• _STORED DATA_
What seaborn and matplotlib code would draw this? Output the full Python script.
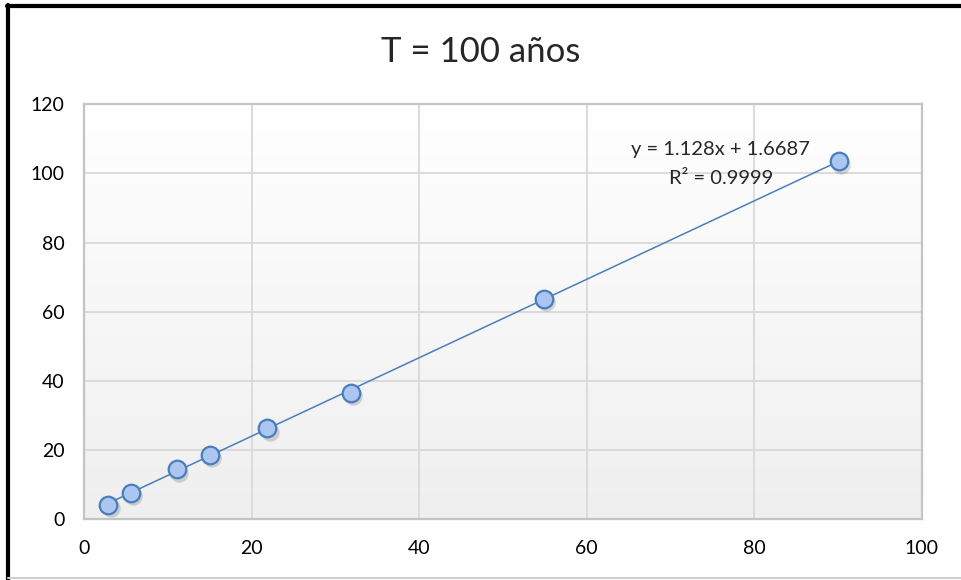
import numpy as np
import pandas as pd
import matplotlib.pyplot as plt
import seaborn as sns
from matplotlib.lines import Line2D
from matplotlib.colors import LinearSegmentedColormap

# Datos
x_vals = [2.87, 5.54, 11.03, 15.01, 21.86, 31.82, 54.9, 90.1]
y_vals = [4.06, 7.63, 14.4, 18.56, 26.2, 36.6, 63.8, 103.5]
eq_text = "y = 1.128x + 1.6687\nR² = 0.9999"
title = "T = 100 años"
x_ticks = [0, 20, 40, 60, 80, 100]
y_ticks = [0, 20, 40, 60, 80, 100, 120]

df = pd.DataFrame({"x": x_vals, "y": y_vals})

sns.set_style("white")
plt.rcParams['font.family'] = ['Lato', 'DejaVu Sans']

fig = plt.figure(figsize=(9.61, 5.80), dpi=100)
ax = fig.add_axes([0.0877, 0.1052, 0.8713, 0.715])

# fondo degradado del area de trazado (blanco arriba, gris abajo)
grad = np.linspace(0.0, 1.0, 256).reshape(-1, 1)
cmap = LinearSegmentedColormap.from_list("g", ["#ffffff", "#efefef"])
ax.imshow(grad, extent=[0, 1, 0, 1], transform=ax.transAxes, aspect='auto',
          origin='upper', cmap=cmap, zorder=0)

# sombra de los marcadores
ax.scatter(df["x"] + 0.3, df["y"] - 1.0, s=175, color="#000000", alpha=0.15,
           linewidths=0, zorder=2)

sns.regplot(data=df, x="x", y="y", ci=None, truncate=True, ax=ax,
            scatter_kws=dict(s=160, color="#abc6f0", edgecolors="#4a7ebb",
                             linewidths=1.6, alpha=1, zorder=3),
            line_kws=dict(color="#4a7ebb", linewidth=1.1, zorder=2.5))

ax.set_xlim(0, 100)
ax.set_ylim(0, 120)
ax.set_xticks(x_ticks)
ax.set_yticks(y_ticks)
ax.set_xlabel("")
ax.set_ylabel("")
ax.grid(True, color="#d9d9d9", linewidth=1.3, zorder=1)
ax.set_axisbelow(True)
for sp in ax.spines.values():
    sp.set_color("#c4c4c4")
    sp.set_linewidth(1.6)
ax.tick_params(axis="both", length=0, labelsize=14, colors="black")
ax.tick_params(axis="x", pad=15)
ax.tick_params(axis="y", pad=14)

ax.text(76.0, 102.8, eq_text, ha="center", va="center", fontsize=14.5,
        linespacing=1.85)

fig.text(0.5, 0.91, title, ha="center", va="center", fontsize=25)

# borde del grafico
fig.add_artist(Line2D([0.0075, 1.0], [0.9905, 0.9905], color="black",
                      linewidth=3, transform=fig.transFigure))
fig.add_artist(Line2D([0.0085, 0.0085], [0.0, 0.991], color="black",
                      linewidth=3, transform=fig.transFigure))
fig.add_artist(Line2D([0.008, 1.0], [0.004, 0.004], color="#d0d0d0",
                      linewidth=1.5, transform=fig.transFigure))

fig.savefig("out.png", dpi=100)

• _STATED PROBLEM_
Please restate the material above line by line, exactly, beginning at its first line and ending with the line that contains "origin='upper', cmap=cmap, zorder=0)", without any pictures.

• _FULL ANSWER_
What seaborn and matplotlib code would draw this? Output the full Python script.
import numpy as np
import pandas as pd
import matplotlib.pyplot as plt
import seaborn as sns
from matplotlib.lines import Line2D
from matplotlib.colors import LinearSegmentedColormap

# Datos
x_vals = [2.87, 5.54, 11.03, 15.01, 21.86, 31.82, 54.9, 90.1]
y_vals = [4.06, 7.63, 14.4, 18.56, 26.2, 36.6, 63.8, 103.5]
eq_text = "y = 1.128x + 1.6687\nR² = 0.9999"
title = "T = 100 años"
x_ticks = [0, 20, 40, 60, 80, 100]
y_ticks = [0, 20, 40, 60, 80, 100, 120]

df = pd.DataFrame({"x": x_vals, "y": y_vals})

sns.set_style("white")
plt.rcParams['font.family'] = ['Lato', 'DejaVu Sans']

fig = plt.figure(figsize=(9.61, 5.80), dpi=100)
ax = fig.add_axes([0.0877, 0.1052, 0.8713, 0.715])

# fondo degradado del area de trazado (blanco arriba, gris abajo)
grad = np.linspace(0.0, 1.0, 256).reshape(-1, 1)
cmap = LinearSegmentedColormap.from_list("g", ["#ffffff", "#efefef"])
ax.imshow(grad, extent=[0, 1, 0, 1], transform=ax.transAxes, aspect='auto',
          origin='upper', cmap=cmap, zorder=0)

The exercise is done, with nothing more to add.